Mich macht sicher, dass es keine Gewaltenteilung gibt. Dass sie vor einem Anti-Korruptions-Gericht steht, obwohl keiner der Anklagepunkte irgendwas mit Korruption zu tun hat. Dass dieses Anti-Korruptions-Gericht direkt dem Präsidentenbüro untersteht und dass dieser Präsident nächstes Jahr Wahlen hat und nicht nur Tsitsi Dangarembga, sondern viele andere seiner Kritiker längst schon ausgeschaltet hat.
Simbabwe steht, wie Sie sagen, vor den Wahlen. Die politische Situation im Land ist seit vielen Jahren angespannt, auch die wirtschaftliche. Wirkt sich das auf diesen Prozess aus?
Ja, ich glaube, es wirkt sich dahingehend aus, dass das Interesse der Bevölkerung relativ gering ist. Die Bevölkerung hat gar keine Zeit, sich um Meinungsfreiheit zu kümmern. Wenn hier 90 Prozent Arbeitslosigkeit herrschen, wenn das Bildungssystem, das medizinische System, wenn alles marode ist, dann geht es ums Überleben. Und das wirkt sich auf jeden Fall aus. Auch werden die Gesetze immer rigider. Hier wird schon sehr stark der Machterhalt für nächstes Jahr vorbereitet.
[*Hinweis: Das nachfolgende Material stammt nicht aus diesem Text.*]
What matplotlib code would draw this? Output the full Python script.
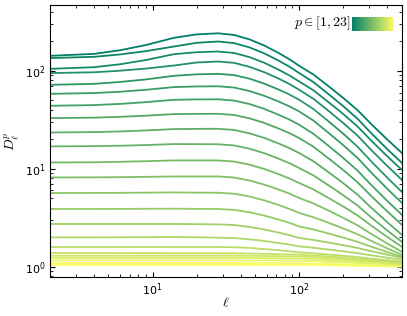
import matplotlib.pyplot as plt
import numpy as np

plt.rcParams['mathtext.fontset'] = 'cm'

ell = [2, 4, 6, 9, 14, 20, 28, 36, 46, 58, 72, 86, 100,
       125, 160, 200, 250, 310, 400, 500]

# log10 D^p_ell, p = 1 .. 23
logD1 = [0.017, 0.017, 0.017, 0.017, 0.017, 0.017, 0.017, 0.017, 0.017, 0.017, 0.017, 0.017, 0.017,
         0.015, 0.013, 0.011, 0.008, 0.006, 0.003, 0.000]
logD2 = [0.037, 0.037, 0.037, 0.037, 0.037, 0.037, 0.037, 0.037, 0.036, 0.035, 0.035, 0.034, 0.033,
         0.030, 0.026, 0.022, 0.018, 0.014, 0.008, 0.004]
logD3 = [0.064, 0.064, 0.064, 0.064, 0.064, 0.064, 0.064, 0.064, 0.063, 0.063, 0.062, 0.061, 0.061,
         0.056, 0.049, 0.043, 0.037, 0.029, 0.020, 0.013]
logD4 = [0.090, 0.090, 0.090, 0.090, 0.090, 0.090, 0.090, 0.090, 0.089, 0.087, 0.086, 0.084, 0.083,
         0.077, 0.068, 0.060, 0.051, 0.041, 0.030, 0.021]
logD5 = [0.112, 0.112, 0.112, 0.112, 0.112, 0.112, 0.112, 0.112, 0.110, 0.109, 0.107, 0.106, 0.104,
         0.097, 0.086, 0.077, 0.066, 0.054, 0.041, 0.030]
logD6 = [0.140, 0.140, 0.139, 0.138, 0.137, 0.137, 0.137, 0.136, 0.134, 0.131, 0.128, 0.125, 0.122,
         0.114, 0.103, 0.092, 0.081, 0.068, 0.053, 0.041]
logD7 = [0.201, 0.201, 0.201, 0.201, 0.201, 0.201, 0.201, 0.198, 0.191, 0.180, 0.168, 0.157, 0.146,
         0.137, 0.123, 0.111, 0.098, 0.082, 0.065, 0.051]
logD8 = [0.299, 0.299, 0.300, 0.301, 0.303, 0.300, 0.296, 0.292, 0.279, 0.262, 0.243, 0.225, 0.207,
         0.193, 0.174, 0.157, 0.138, 0.116, 0.091, 0.071]
logD9 = [0.436, 0.436, 0.436, 0.436, 0.436, 0.434, 0.432, 0.425, 0.406, 0.379, 0.349, 0.321, 0.293,
         0.273, 0.245, 0.219, 0.191, 0.158, 0.122, 0.092]
logD10 = [0.589, 0.589, 0.590, 0.591, 0.592, 0.590, 0.589, 0.580, 0.555, 0.521, 0.482, 0.447, 0.411,
          0.380, 0.337, 0.297, 0.253, 0.204, 0.148, 0.102]
logD11 = [0.752, 0.753, 0.754, 0.756, 0.758, 0.756, 0.755, 0.745, 0.716, 0.676, 0.631, 0.589, 0.548,
          0.505, 0.446, 0.390, 0.331, 0.263, 0.186, 0.122]
logD12 = [0.911, 0.912, 0.914, 0.917, 0.921, 0.921, 0.921, 0.910, 0.879, 0.837, 0.789, 0.745, 0.701,
          0.646, 0.570, 0.498, 0.422, 0.334, 0.235, 0.153]
logD13 = [1.064, 1.066, 1.071, 1.077, 1.085, 1.085, 1.085, 1.073, 1.041, 0.997, 0.946, 0.900, 0.854,
          0.789, 0.698, 0.614, 0.523, 0.419, 0.302, 0.204]
logD14 = [1.228, 1.231, 1.235, 1.242, 1.252, 1.251, 1.250, 1.238, 1.204, 1.158, 1.104, 1.056, 1.007,
          0.932, 0.827, 0.729, 0.624, 0.503, 0.368, 0.255]
logD15 = [1.370, 1.374, 1.381, 1.391, 1.405, 1.407, 1.408, 1.396, 1.361, 1.314, 1.259, 1.210, 1.160,
          1.077, 0.960, 0.852, 0.735, 0.602, 0.452, 0.327]
logD16 = [1.517, 1.522, 1.530, 1.542, 1.558, 1.560, 1.561, 1.549, 1.514, 1.467, 1.412, 1.363, 1.313,
          1.225, 1.101, 0.986, 0.862, 0.721, 0.562, 0.429]
logD17 = [1.643, 1.650, 1.662, 1.680, 1.704, 1.708, 1.709, 1.696, 1.660, 1.610, 1.553, 1.501, 1.449,
          1.357, 1.229, 1.109, 0.981, 0.834, 0.669, 0.531]
logD18 = [1.765, 1.773, 1.786, 1.806, 1.834, 1.840, 1.842, 1.829, 1.793, 1.744, 1.688, 1.636, 1.585,
          1.492, 1.361, 1.240, 1.110, 0.961, 0.793, 0.653]
logD19 = [1.857, 1.867, 1.886, 1.912, 1.949, 1.964, 1.969, 1.956, 1.919, 1.868, 1.810, 1.757, 1.704,
          1.610, 1.479, 1.357, 1.225, 1.075, 0.906, 0.765]
logD20 = [1.977, 1.985, 2.001, 2.023, 2.054, 2.085, 2.095, 2.081, 2.040, 1.985, 1.922, 1.864, 1.806,
          1.714, 1.586, 1.466, 1.338, 1.191, 1.026, 0.888]
logD21 = [2.020, 2.037, 2.067, 2.110, 2.170, 2.190, 2.197, 2.182, 2.139, 2.081, 2.013, 1.952, 1.891,
          1.801, 1.675, 1.558, 1.431, 1.287, 1.125, 0.990]
logD22 = [2.130, 2.143, 2.167, 2.201, 2.248, 2.286, 2.299, 2.283, 2.238, 2.177, 2.106, 2.041, 1.977,
          1.885, 1.757, 1.638, 1.510, 1.363, 1.198, 1.061]
logD23 = [2.153, 2.173, 2.210, 2.263, 2.337, 2.372, 2.383, 2.366, 2.320, 2.257, 2.184, 2.117, 2.051,
          1.962, 1.838, 1.722, 1.598, 1.456, 1.296, 1.163]

curves = [logD1, logD2, logD3, logD4, logD5, logD6, logD7, logD8, logD9, logD10, logD11, logD12,
          logD13, logD14, logD15, logD16, logD17, logD18, logD19, logD20, logD21, logD22, logD23]
p_min, p_max = 1, 23

fig = plt.figure(figsize=(4.07, 3.16), dpi=100)
ax = fig.add_axes([0.1229, 0.1244, 0.8641, 0.8598])

cmap = plt.cm.summer
for p, logd in zip(range(p_min, p_max + 1), curves):
    ax.plot(ell, 10 ** np.asarray(logd), color=cmap((p_max - p) / (p_max - p_min)), lw=1.3)

ax.set_xscale('log')
ax.set_yscale('log')
ax.set_xlim(2, 500)
ax.set_ylim(0.79, 470)
ax.tick_params(which='both', direction='in', top=True, right=True, labelsize=8)
ax.set_xlabel(r'$\ell$', fontsize=10)
ax.set_ylabel(r'$D^p_\ell$', fontsize=10)
ax.xaxis.set_label_coords(0.5, -0.07)
ax.yaxis.set_label_coords(-0.082, 0.5)

# "legend": label plus a colour strip
ax.text(0.855, 0.932, r'$p \in [1, 23]$', transform=ax.transAxes,
        ha='right', va='center', fontsize=10)
cax = ax.inset_axes([0.858, 0.905, 0.117, 0.05])
cax.imshow(np.linspace(0, 1, 256)[None, :], aspect='auto', cmap=cmap)
cax.set_axis_off()

fig.savefig('out.png', dpi=100)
Gemeinsam vor Gericht: die Journalistin Juli Barnes (l.) und die Autorin und Filmemacherin Tsitsi Dangarembga
“Gefängnis wäre die schlimmste Variante”
Hat Ihr Erscheinen als Beobachterin des deutschen PEN-Zentrums die Behörden irgendwie beeindruckt?
Dangarembgas Prominentenstatus ist sicher wichtig, und ich hoffe, dass meine Anwesenheit geholfen hat. Ich bin ja nicht nur für den PEN da, ich werde vom Börsenverein des Deutschen Buchhandels unterstützt, von ihren beiden Verlagen, von der International Publishers Association. Die Friedrich-Naumann-Stiftung war hier vor Ort. Also es war schon eine große Präsenz. Vor dem Gericht stand eine Riesentraube, vor allem aus Fotojournalisten. Ich glaube schon, dass das eine Wirkung haben kann. Sicher wissen wir es nicht.
Am 10. August soll der Prozess fortgesetzt werden mit der Anhörung der Zeugen der Verteidigung. Wie erträgt das die 63-Jährige? Am Ende drohte ja womöglich Gefängnis.
Das wäre die schlimmste aller Varianten. Mein Eindruck ist, dass dieser Prozess einfach noch hingezogen wird, dass man einfach versucht, sie möglichst viel und lange außer Landes zu halten. Wie sie es erträgt, kann man nicht ganz genau sagen. Sie schien einerseits nicht überrascht, aber ich glaube, das ist ihrer ungeheuren Selbstdisziplin geschuldet. Sie sieht sich als Bürgerin ihres Landes. Sie setzt sich immer für ihr Land ein, das sie liebt. Und sie weiß, dass es vollkommen kaputt geht, wenn sie und andere Intellektuelle auch noch gehen.
Mit Cornelia Zetzsche (z.Zt. Harare) sprach Stefan Dege.